InCorp’s global tax team combines extensive pricing expertise with real experience helping businesses protect profits during trade instability. Our specialists create custom solutions that maintain tax compliance while adapting to changing tariff conditions, through contract updates, comparison adjustments, or strategic supply modifications.
Contact InCorp today to learn how our tax and pricing services can help your business build strength during tariff uncertainty. We will address the complex regulatory questions while you concentrate on the essentials—sustaining business growth and profits in challenging conditions.
FAQs about Global Transfer Pricing and Tax
How do recent tariff increases affect pricing between company affiliates?
- Tariff increases of 10-104% strain pricing between related companies by potentially exceeding profit margins.

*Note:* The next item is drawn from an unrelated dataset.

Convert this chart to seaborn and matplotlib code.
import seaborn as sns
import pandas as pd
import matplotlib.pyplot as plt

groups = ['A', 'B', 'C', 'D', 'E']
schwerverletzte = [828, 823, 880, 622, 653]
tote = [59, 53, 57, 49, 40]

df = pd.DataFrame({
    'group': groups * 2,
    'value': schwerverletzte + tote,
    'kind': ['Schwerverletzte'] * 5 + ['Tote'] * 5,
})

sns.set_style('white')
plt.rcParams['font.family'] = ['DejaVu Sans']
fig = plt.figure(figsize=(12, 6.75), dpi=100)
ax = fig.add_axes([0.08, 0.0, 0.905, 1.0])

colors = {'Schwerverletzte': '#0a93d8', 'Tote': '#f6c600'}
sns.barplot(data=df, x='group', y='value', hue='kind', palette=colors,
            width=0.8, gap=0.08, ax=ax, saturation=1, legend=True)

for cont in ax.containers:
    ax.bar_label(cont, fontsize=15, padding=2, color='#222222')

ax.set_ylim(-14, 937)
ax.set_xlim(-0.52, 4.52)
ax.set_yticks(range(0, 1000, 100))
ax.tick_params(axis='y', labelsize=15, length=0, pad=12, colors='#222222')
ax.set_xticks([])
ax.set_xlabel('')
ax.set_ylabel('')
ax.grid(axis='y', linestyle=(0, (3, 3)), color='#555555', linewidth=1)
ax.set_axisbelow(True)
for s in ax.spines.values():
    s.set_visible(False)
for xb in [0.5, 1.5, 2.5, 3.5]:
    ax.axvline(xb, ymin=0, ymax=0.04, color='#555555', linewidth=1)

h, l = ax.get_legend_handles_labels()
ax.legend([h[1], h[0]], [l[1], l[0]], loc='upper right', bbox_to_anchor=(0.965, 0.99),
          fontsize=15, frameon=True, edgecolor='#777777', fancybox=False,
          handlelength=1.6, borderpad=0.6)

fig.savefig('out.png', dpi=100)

They complicate market comparisons, require risk redistribution, and force businesses to balance tax and customs requirements with limited historical data on how independent companies would respond to such dramatic cost increases.
Why does Singapore offer benefits during trade disputes?
- Singapore provides economic stability (quick crisis recovery), strategic location between East and West, extensive trade agreements, regulatory consistency, and access to ASEAN markets – projected to become the world's fourth-largest economy by 2030.
How should companies update their pricing documentation during tariff disputes?
- Companies should revise contract risk sections, add price adjustment rules, clarify tariff payment responsibilities, set evidence standards, use wider benchmarking approaches, analyse multi-year data, and create unified methods satisfying both tax and customs authorities.